Reggie Tucker: He's a great kid on and off the court and it shows both in the classroom and on the basketball court. It goes hand in hand. He's a great student and it carries over. He's a kid that doesn't want to be good, he doesn't want to be average. He wants to be great at everything he does. It's been a blessing to be able to coach him, to watch him grow up and become the young man he is today. He's humble. He's a humble kid. With everything that's happened to him over the past years, all the accolades, all the 35 high-major offers that he's had, he never changed. And that's the good thing about the kid. He's been a blessing to coach and mentor, teach and been a joy to be around, him and his family.
Cardinal Sports Report: On the floor, how would you describe his style of play? What does he do well, what are his biggest assets?
RT: His biggest asset is that he's a tough kid. He has the post (abilities), he can step out and shoot. He's still working on his ball-handling. The thing about Schuyler is that he has a work ethic and he's always trying to add pieces to his game. He's a basketball player. Most kids work to be good at one thing. He wants to be great at every aspect of the game. Blocking, passing, rebounding. But his strong suit is rebounding. He doesn't take plays off, he plays hard and like I said, he wants to be great. Overall, I think it's just his work ethic. Stanford's getting a kid who's going to continue to get better. That's the type of kid that he is he's going to help their program. There's no question He's going to be successful. He would have been successful at any school we went to, to be honest. If he would have gone to Idaho State, I'm not trying to knock Idaho State, but he could have gone somewhere like that and still been successful. But I think Stanford's getting not only a good basketball player, they're getting a great kid who's going to represent Stanford in a positive way on and off the court.
How tall is Schuyler currently?
RT: Schuyler is definitely 6-foot-9. He might be 6-foot-10 now. A lot of coaches went down and watched him and were like, 'Man, Schuyler has gotten taller.' Last time we checked he was definitely 6-foot-9.
CSR: In terms of a future position, I know at Stanford the forward spots are at least somewhat interchangeable and that Schuyler has a nice outside shooting touch, but where do you think he's best suited to play?
RT: Right now he's best suited to play in the post, but like I said he can step out and shoot the 15, 17-footer. He's really worked on his ball-handling, really stretching the floor a lot more. He's not a good three-point shooter at this time but he can step out and shoot the 15-to-17 footer consistently, really consistently. He's a good passer. He can play on the perimeter and run a two-man ball screen... He's a very versatile player. You can't just limit him to in the post because he does so much more.
CSR: Obviously like you said there were many high majors after Schuyler. What do you think Stanford did well in its recruitment of Schuyler to make him feel comfortable 3,000 miles away from home?

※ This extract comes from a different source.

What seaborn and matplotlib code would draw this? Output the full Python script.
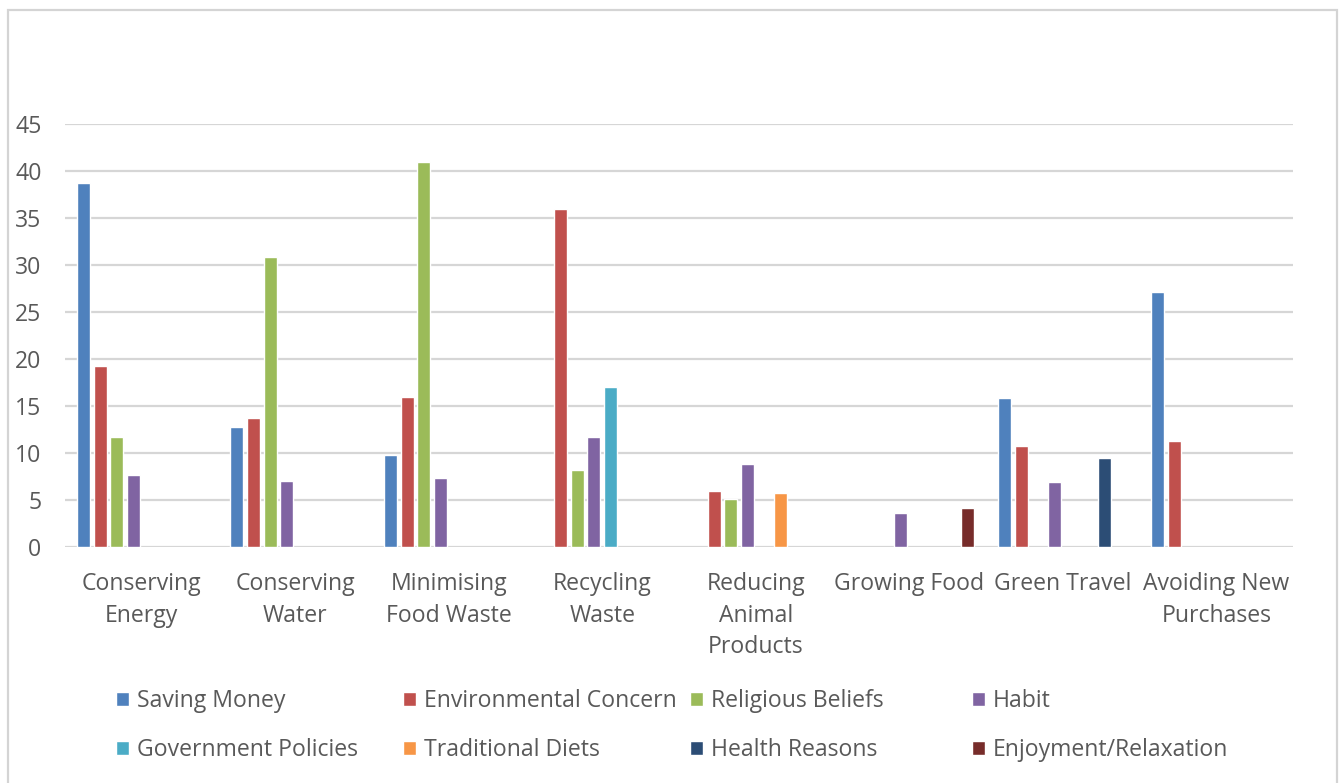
import numpy as np
import pandas as pd
import matplotlib
matplotlib.use("Agg")
import matplotlib.pyplot as plt
from matplotlib.patches import Rectangle
import seaborn as sns

categories = ["Conserving\nEnergy", "Conserving\nWater", "Minimising\nFood Waste",
              "Recycling\nWaste", "Reducing\nAnimal\nProducts", "Growing Food",
              "Green Travel", "Avoiding New\nPurchases"]

series_names = ["Saving Money", "Environmental Concern", "Religious Beliefs", "Habit",
                "Government Policies", "Traditional Diets", "Health Reasons",
                "Enjoyment/Relaxation"]

saving_money = [38.7, 12.8, 9.8, None, None, None, 15.8, 27.1]
environmental_concern = [19.3, 13.7, 16.0, 36.0, 6.0, None, 10.7, 11.3]
religious_beliefs = [11.7, 30.8, 41.0, 8.2, 5.1, None, None, None]
habit = [7.7, 7.0, 7.3, 11.7, 8.8, 3.6, 6.9, None]
government_policies = [None, None, None, 17.0, None, None, None, None]
traditional_diets = [None, None, None, None, 5.7, None, None, None]
health_reasons = [None, None, None, None, None, None, 9.5, None]
enjoyment_relaxation = [None, None, None, None, None, 4.2, None, None]

series_values = [saving_money, environmental_concern, religious_beliefs, habit,
                 government_policies, traditional_diets, health_reasons,
                 enjoyment_relaxation]

colors = ["#4F81BD", "#C0504D", "#9BBB59", "#8064A2",
          "#4BACC6", "#F79646", "#2C4D75", "#772C2A"]

y_ticks = [0, 5, 10, 15, 20, 25, 30, 35, 40, 45]

rows = []
for name, vals in zip(series_names, series_values):
    for cat, v in zip(categories, vals):
        if v is not None:
            rows.append({"Category": cat, "Motivation": name, "Value": v})
df = pd.DataFrame(rows)

sns.set_theme(style="white")
plt.rcParams["font.family"] = ["Open Sans", "DejaVu Sans"]

W, H = 1344, 783
FS = 16.6
fig = plt.figure(figsize=(W / 100, H / 100), dpi=100)
fig.patch.set_facecolor("white")

# outer chart frame
fig.patches.append(Rectangle((8 / W, -10 / H), (1337 - 8) / W, (H - 10 + 10) / H,
                             transform=fig.transFigure, fill=False,
                             edgecolor="#d4d4d4", linewidth=1.6))

ax = fig.add_axes([65 / W, 1 - 547 / H, 1228 / W, 423 / H])
sns.barplot(data=df, x="Category", y="Value", hue="Motivation",
            order=categories, hue_order=series_names, palette=colors,
            saturation=1, width=0.87, gap=0.22, ax=ax, errorbar=None)

handles, labels = ax.get_legend_handles_labels()
if ax.legend_ is not None:
    ax.legend_.remove()

ax.set_ylim(0, 45)
ax.set_yticks(y_ticks)
ax.set_xlim(-0.5, len(categories) - 0.5)
ax.set_xlabel("")
ax.set_ylabel("")
for s in ax.spines.values():
    s.set_visible(False)
ax.yaxis.grid(True, color="#d6d6d6", linewidth=1.6)
ax.set_axisbelow(True)
ax.tick_params(axis="y", length=0, pad=17, labelsize=FS, labelcolor="#595959")
ax.tick_params(axis="x", length=0, pad=18, labelsize=FS, labelcolor="#595959")
for t in ax.get_xticklabels():
    t.set_linespacing(1.43)
    t.set_verticalalignment("top")

col_x = [116, 403, 690, 972]
for c in range(4):
    fig.legend(handles=[handles[c], handles[c + 4]],
               labels=[labels[c], labels[c + 4]],
               loc="upper left", bbox_to_anchor=(col_x[c] / W, 1 - 689 / H),
               frameon=False, fontsize=FS, labelcolor="#595959",
               handlelength=0.55, handleheight=0.55, handletextpad=0.35,
               labelspacing=1.1, borderpad=0, borderaxespad=0)

fig.savefig("out.png", dpi=100, facecolor="white")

RT: I've talked to the coaching staff, to be honest with you, I don't know. Whatever they did, it worked. He went out to California, he visited twice. He went on an unofficial visit and of course he went on an official visit. To be honest with you, he made his decision on a basketball decision. It was a basketball decision. All of the schools that recruited him had great academics. He would have been successful at any of those schools academically, but it came down to a basketball decision. He loved the basketball staff at Stanford. He really felt like the basketball staff would provide the best opportunity to play after college, which is something that he wants to do. He wants to be a pro and he felt like the Stanford coaching staff gives him the best opportunity to become a pro. Like I said we always talk about getting better each and every year and he felt like at Stanford he would become a better basketball player and would get better each and every year. We talked every day, me and (another one of Schuyler's coaches) and we always broke down pros and cons of each program. At the end of the day it became a basketball decision. He really felt like Stanford was the place for him for the next four or five years.